Глобальный взгляд

«Добровольное» гражданство и другие политические мифы


Среди некоторых политических философов бывших стран Советского Союза бытует мнение, что, дескать, гражданство — это такая игрушка, которую им некогда не дали выбрать: мол, был у нас вариант выбрать себе среди множества «гражданств» подходящее, и тут внезапно мы стали гражданами стран, которые ведут не очень демократичную политику по отношению к своему народу и к соседним странам.
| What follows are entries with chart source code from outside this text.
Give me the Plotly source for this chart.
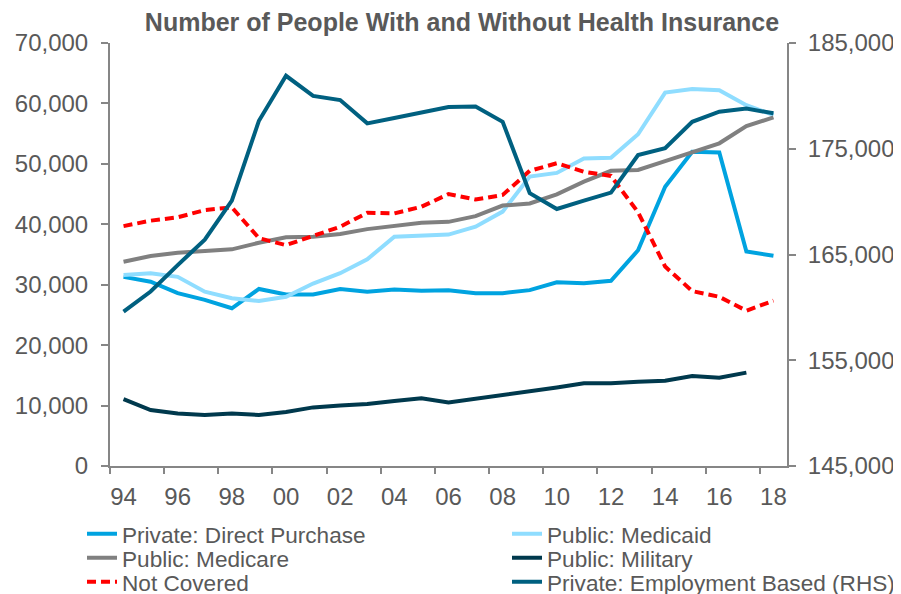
import plotly.graph_objects as go

years = list(range(1994, 2019))
tick_years = list(range(1994, 2019, 2))
tick_labels = ["94", "96", "98", "00", "02", "04", "06", "08", "10", "12", "14", "16", "18"]

direct_purchase = [31300, 30500, 28600, 27500, 26100, 29300, 28400, 28400, 29300, 28850,
                   29200, 29000, 29100, 28600, 28600, 29100, 30400, 30250, 30650, 35700,
                   46200, 52000, 51900, 35500, 34800]
medicaid = [31600, 31900, 31300, 28850, 27750, 27300, 28000, 30200, 31900, 34200,
            37950, 38100, 38300, 39600, 42100, 47900, 48500, 50900, 51000, 54900,
            61800, 62400, 62200, 59700, 58100]
medicare = [33800, 34750, 35300, 35600, 35850, 36950, 37850, 37950, 38400, 39200,
            39800, 40250, 40400, 41350, 43100, 43450, 44950, 47050, 48850, 49000,
            50450, 51850, 53400, 56250, 57700]
military = [11050, 9250, 8700, 8450, 8700, 8450, 8950, 9700, 10000, 10250,
            10750, 11200, 10500, 11100, 11750, 12450, 13000, 13700, 13700, 13950,
            14100, 14900, 14600, 15450, None]
not_covered = [39700, 40600, 41150, 42350, 42800, 37700, 36550, 38050, 39600, 41900,
               41800, 42900, 45000, 44100, 44850, 48850, 50100, 48700, 48000, 42000,
               33000, 28950, 28000, 25700, 27350]
employment = [159600, 161500, 164000, 166400, 170100, 177650, 181900, 180000, 179600, 177400,
              177900, 178400, 178950, 179000, 177550, 170800, 169300, 170100, 170850, 174400,
              175050, 177550, 178500, 178800, 178350]

FONT = "Liberation Sans, Arial, sans-serif"
TXT = "#595959"
AX = "#868686"
LW = 4

fig = go.Figure()


def add(name, y, color, legend, yaxis="y", dash="solid"):
    fig.add_trace(go.Scatter(
        x=years, y=y, name=name, mode="lines", yaxis=yaxis, legend=legend,
        line=dict(color=color, width=LW, dash=dash), connectgaps=False,
    ))


add("Private: Direct Purchase", direct_purchase, "#00A3E0", "legend")
add("Public: Medicaid", medicaid, "#8FDDFF", "legend2")
add("Public: Medicare", medicare, "#808080", "legend3")
add("Public: Military", military, "#00394D", "legend4")
add("Not Covered", not_covered, "#FF0000", "legend5", dash="9px,5px")
add("Private: Employment Based (RHS)", employment, "#006080", "legend6", yaxis="y2")

# the page body has an 8px margin, so target screen positions are shifted by -8px
OFF = 8
W, H = 901, 594
L, T = 110 - OFF, 43 - OFF
R, B = W - (787 - OFF), H - (466 - OFF)


def leg(px, py):
    return dict(x=(px - OFF) / W, y=1 - (py - OFF) / H, xref="container", yref="container",
                xanchor="left", yanchor="middle",
                font=dict(family=FONT, size=22.6, color=TXT), bgcolor="rgba(0,0,0,0)",
                borderwidth=0, itemwidth=30, tracegroupgap=0)


c1, c2 = 82, 507
r1, r2, r3 = 534, 558, 582

fig.update_layout(
    width=W, height=H,
    margin=dict(l=L, r=R, t=T, b=B, autoexpand=False),
    paper_bgcolor="white", plot_bgcolor="white",
    font=dict(family=FONT, size=23, color=TXT),
    title=dict(text="<b>Number of People With and Without Health Insurance</b>",
               x=(462 - OFF) / W, xanchor="center", y=1 - (22 - OFF) / H, yanchor="middle",
               xref="container", yref="container",
               font=dict(family=FONT, size=25, color=TXT)),
    showlegend=True,
    legend=leg(c1, r1), legend2=leg(c2, r1),
    legend3=leg(c1, r2), legend4=leg(c2, r2),
    legend5=leg(c1, r3), legend6=leg(c2, r3),
    xaxis=dict(range=[1993.5, 2018.5], tickmode="array", tickvals=tick_years,
               ticktext=tick_labels, ticks="", showgrid=False, zeroline=False,
               showline=True, linecolor=AX, linewidth=2, automargin=False,
               tickfont=dict(family=FONT, size=24, color=TXT), ticklabelstandoff=8,
               minor=dict(tickmode="linear", tick0=1993.5, dtick=2, ticks="outside",
                          ticklen=6, tickcolor=AX, tickwidth=2, showgrid=False)),
    yaxis=dict(range=[0, 70000], dtick=10000, tickformat=",", showgrid=False,
               zeroline=False, showline=True, linecolor=AX, linewidth=2,
               ticks="outside", ticklen=7, tickcolor=AX, tickwidth=2, automargin=False,
               tickfont=dict(family=FONT, size=24, color=TXT), ticklabelstandoff=8),
    yaxis2=dict(range=[145000, 185000], tick0=145000, dtick=10000, tickformat=",",
                overlaying="y", side="right", showgrid=False, zeroline=False,
                showline=True, automargin=False,
                linecolor=AX, linewidth=2, ticks="outside", ticklen=7, tickcolor=AX,
                tickwidth=2, tickfont=dict(family=FONT, size=24, color=TXT),
                ticklabelstandoff=7),
)

fig.write_html("out.html")
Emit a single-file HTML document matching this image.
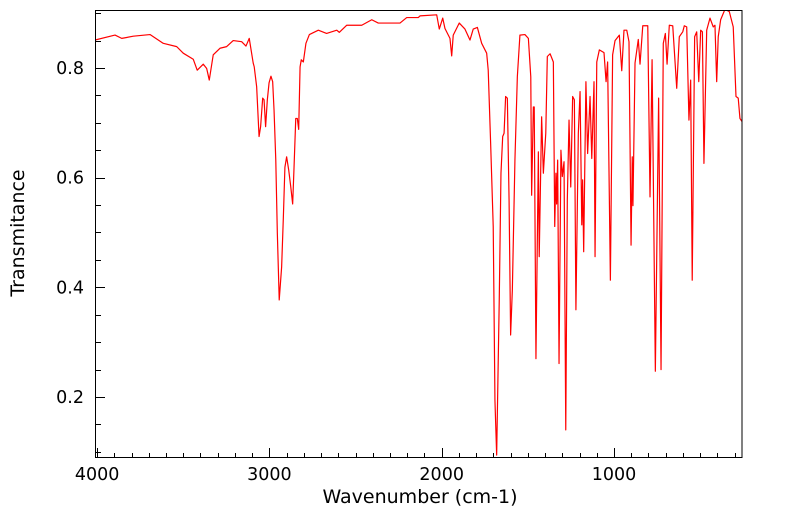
<!DOCTYPE html>
<html><head><meta charset="utf-8"><style>
html,body{margin:0;padding:0;background:#fff;}
svg{display:block;font-family:"DejaVu Sans","Liberation Sans",sans-serif;}
</style></head><body>
<svg id="chart" width="799" height="516" viewBox="0 0 799 516" xmlns="http://www.w3.org/2000/svg">
<defs><clipPath id="plotclip"><rect x="95" y="10" width="647" height="448"/></clipPath></defs>
<g id="ticks"></g>
<g id="labels"></g>
<path id="spectrum" fill="none" stroke="#ff0000" stroke-width="1.2" stroke-linejoin="round" clip-path="url(#plotclip)"/>
<rect x="95.5" y="10.5" width="646.5" height="447" fill="none" stroke="#000" stroke-width="1"/>
<text x="420" y="503" font-size="19" text-anchor="middle">Wavenumber (cm-1)</text>
<text x="24" y="233" font-size="19" text-anchor="middle" transform="rotate(-90 24 233)">Transmitance</text>
</svg>
<script>
const wavenumbers = [4012,3896,3857,3790,3693,3616,3538,3500,3442,3419,3384,3364,3349,3326,3287,3248,3210,3161,3136,3117,3094,3088,3074,3060,3051,3039,3031,3022,3012,3002,2991,2981,2973,2963,2954,2943,2929,2919,2910,2900,2888,2876,2865,2857,2847,2838,2830,2822,2815,2803,2788,2768,2716,2668,2609,2594,2551,2464,2406,2368,2242,2203,2136,2126,2029,2014,1994,1981,1952,1942,1933,1898,1865,1836,1817,1793,1768,1739,1730,1716,1701,1691,1681,1666,1656,1646,1638,1629,1619,1609,1600,1590,1575,1561,1546,1517,1497,1483,1478,1468,1463,1453,1439,1434,1420,1410,1396,1387,1371,1352,1344,1337,1333,1327,1319,1308,1300,1290,1280,1271,1261,1251,1240,1230,1221,1207,1197,1187,1182,1176,1163,1153,1139,1129,1116,1110,1100,1085,1058,1046,1037,1021,1008,994,969,955,942,926,913,901,894,890,878,859,849,833,804,791,779,760,741,727,714,702,692,679,659,636,621,601,592,578,565,555,546,532,520,508,497,487,478,462,443,424,414,404,395,381,356,331,308,292,279,269,250];
const transmittance = [0.851,0.860,0.854,0.858,0.861,0.845,0.839,0.827,0.816,0.796,0.807,0.799,0.778,0.824,0.836,0.839,0.850,0.848,0.840,0.854,0.809,0.802,0.766,0.675,0.693,0.745,0.742,0.693,0.742,0.773,0.785,0.775,0.723,0.632,0.499,0.377,0.437,0.528,0.619,0.638,0.614,0.583,0.552,0.619,0.708,0.708,0.688,0.802,0.815,0.811,0.845,0.861,0.869,0.863,0.869,0.865,0.878,0.878,0.888,0.882,0.882,0.892,0.892,0.895,0.897,0.871,0.891,0.872,0.854,0.822,0.860,0.882,0.871,0.851,0.871,0.874,0.845,0.827,0.796,0.663,0.511,0.194,0.094,0.377,0.608,0.675,0.681,0.748,0.745,0.559,0.313,0.395,0.632,0.784,0.860,0.861,0.854,0.784,0.568,0.729,0.729,0.270,0.647,0.456,0.711,0.608,0.681,0.821,0.826,0.811,0.511,0.608,0.552,0.632,0.261,0.650,0.602,0.629,0.140,0.559,0.705,0.583,0.748,0.742,0.359,0.681,0.757,0.514,0.596,0.465,0.775,0.644,0.748,0.635,0.775,0.456,0.811,0.833,0.828,0.775,0.811,0.413,0.824,0.850,0.860,0.795,0.869,0.869,0.848,0.477,0.638,0.549,0.809,0.852,0.807,0.877,0.877,0.565,0.815,0.247,0.745,0.250,0.845,0.863,0.807,0.878,0.877,0.763,0.857,0.866,0.877,0.875,0.705,0.778,0.413,0.857,0.866,0.775,0.869,0.866,0.626,0.869,0.891,0.875,0.878,0.775,0.857,0.888,0.907,0.903,0.875,0.748,0.745,0.708,0.699];
const xTickLabels = [4000,3000,2000,1000];
const yTickLabels = ["0.2","0.4","0.6","0.8"];
const yTickValues = [0.2,0.4,0.6,0.8];

const NS = "http://www.w3.org/2000/svg";
function xScale(w){ return 614 + (1000 - w) * 0.1723; }
function yScale(t){ return 68 + (0.8 - t) * 548.3; }

let d = "";
for (let i = 0; i < wavenumbers.length; i++) {
  d += (i ? "L" : "M") + xScale(wavenumbers[i]).toFixed(2) + "," + yScale(transmittance[i]).toFixed(2);
}
document.getElementById("spectrum").setAttribute("d", d);

const tg = document.getElementById("ticks");
const lg = document.getElementById("labels");
function line(x1,y1,x2,y2){
  const l = document.createElementNS(NS,"line");
  l.setAttribute("x1",x1);l.setAttribute("y1",y1);l.setAttribute("x2",x2);l.setAttribute("y2",y2);
  l.setAttribute("stroke","#000");l.setAttribute("stroke-width","1");
  
  
  tg.appendChild(l);
}
for (let w = 4000; w >= 300; w -= 100) {
  const x = Math.round(xScale(w)) + 0.5;
  const major = (w % 1000 === 0);
  line(x, 458, x, 458 - (major ? 10 : 5));
}
for (let k = 2; k <= 18; k++) {
  const t = k * 0.05;
  const y = Math.round(yScale(t)) + 0.5;
  if (y < 10 || y > 458) continue;
  const major = (k % 4 === 0);
  line(95, y, 95 + (major ? 10 : 6), y);
}
xTickLabels.forEach(function(v){
  const t = document.createElementNS(NS,"text");
  t.setAttribute("x", xScale(v)); t.setAttribute("y", 480);
  t.setAttribute("font-size","17.5"); t.setAttribute("text-anchor","middle");
  
  
  t.textContent = v;
  lg.appendChild(t);
});
yTickValues.forEach(function(v,i){
  const t = document.createElementNS(NS,"text");
  t.setAttribute("x", 84); t.setAttribute("y", yScale(v) + 6);
  t.setAttribute("font-size","17.5"); t.setAttribute("text-anchor","end");
  
  
  t.textContent = yTickLabels[i];
  lg.appendChild(t);
});
</script>
</body></html>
Такая постановка вопроса очень сильно искажает суть института государства и в сущности прикрывает тот неприятный факт, что гражданство практически никогда не выдается человеку добровольно. Человек может сменить гражданство, не принимая статус гражданина той страны, к которой его «привязали», но в большинстве случаев гражданство является неотчуждаемым статусом и служит для обозначения, к какому государству этот человек принадлежит. Как правило, выбор, если он и предоставляется, лежит в плоскости «сохранение гражданства — принятие другого гражданства». В реальности мы не можем отрекаться от гражданственности, потому что так устроена система мирового порядка. Гражданство является аскриптивным статусом. Однако несмотря на то, что мы не можем выбирать гражданство, это не какая-то сущность, которая присутствует вовне политического поля, это прямое выражение этого поля. Государство — это не внешняя сила, как инопланетяне, захватившие планету. Это система, которую в значительной степени составляют и воспроизводят сами граждане своим молчаливым или активным согласием.

Жаловаться на «навязанность» гражданства спустя 30 лет после распада СССР — это во многом отрицание своей собственной ответственности и своего со-участия в сложившейся системе.

Все гражданства, в той или иной мере, являются навязанными. Отличие гражданина от негражданина заключается в том, что настоящий гражданин является политически осознанным субъектом. Даже в неидеальных, «навязанных» обстоятельствах он обладает способностью к действию и несет ответственность за то, чтобы либо пытаться изменить свою политическую общность изнутри, либо сделать осознанный выбор покинуть ее. Анархисты как люди, которые не признают государственность, — самые радикальные сторонники гражданственности в смысле проявления политической субъектности. Если мы будем привязывать понятие гражданственности к понятию государства, мы рискуем рассматривать политическое право как нечто данное нам государством, в то время как в реальности правовое сознание формируется в борьбе с государством, когда люди берут ответственность за свою жизнь и строят низовые социальные отношения.

Таким образом, проблема «навязанного» гражданства — это не уникальная постсоветская трагедия, а универсальное условие существования в системе национальных государств, унаследованной от Вестфальского мира. Однако, в условиях постсоветского пространства, где распад империи не привел к формированию подлинного общественного договора, этот вопрос обнажается с особой остротой. Легитимность, не найденная в мифе о «добровольном выборе», ищется в иных, зачастую деструктивных нарративах. Выход из этого тупика лежит не в ностальгии по несуществовавшей возможности выбора, а в признании своей роли в непрерывном процессе «общественного договора», который перезаключается ежедневно — через наше молчаливое согласие с этой системой или, напротив, через акты политического неподчинения (в том числе партизанской борьбы, если нет иных методов добиться восстановления прав и свобод). Как показывают практики анархистов и низовых движений, подлинное право рождается не как дарование сверху, а в борьбе и созидании снизу. Именно эта борьба — за новые формы общности, самоуправления и солидарности — и является тем самым актом «добровольного» принятия ответственности, который и превращает индивида из объекта государственного управления в политического субъекта, настоящего гражданина в самом высоком смысле этого слова.